BANGKOK (Reuters) – Car production in Thailand fell 20.11% in June from a year earlier due to tighter financing rules and high consumer debt, and full-year production is now expected to be lower than in 2023, the Federation of Thai Industries (FTI) said on Thursday.
The figure compared with May’s 16.19% year-on-year drop.
In the January-June period, car production contracted 17.39% from a year earlier to 761,240 units, the federation said.
“Stricter measures for credit approval from financial institutions, coupled with household debt that was nearing 90% of GDP, led to a higher rejection rate for auto loans,” Surapong Paisitpattanapong, spokesman of the FTI’s automotive industry division, told a news briefing. Domestic car sales dropped 26.04% in June from a year earlier, after a 23.38% annual decline in May, the federation said.
The federation lowered its domestic sales target to 550,000 vehicles from an earlier forecast of 750,000 units.
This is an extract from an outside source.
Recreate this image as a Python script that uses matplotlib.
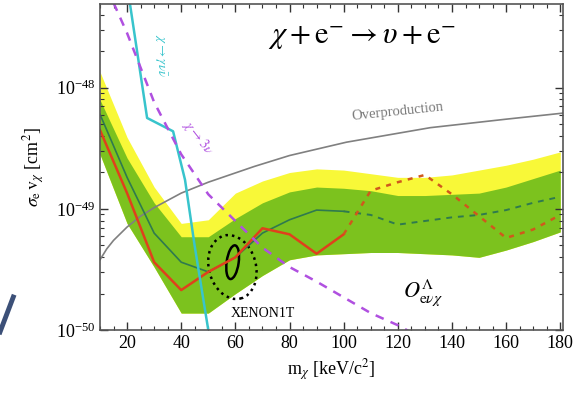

It also cut its production target to 1.7 million units this year, down from at 1.9 million vehicles seen earlier. In 2023, Thailand produced 1.84 million vehicles.
Auto exports were still seen at 1.15 million vehicles this year.
Thailand is Southeast Asia’s biggest autos production centre and an export base for some of the world’s top carmakers, including Toyota and Honda, with pickup trucks among the key vehicles manufactured.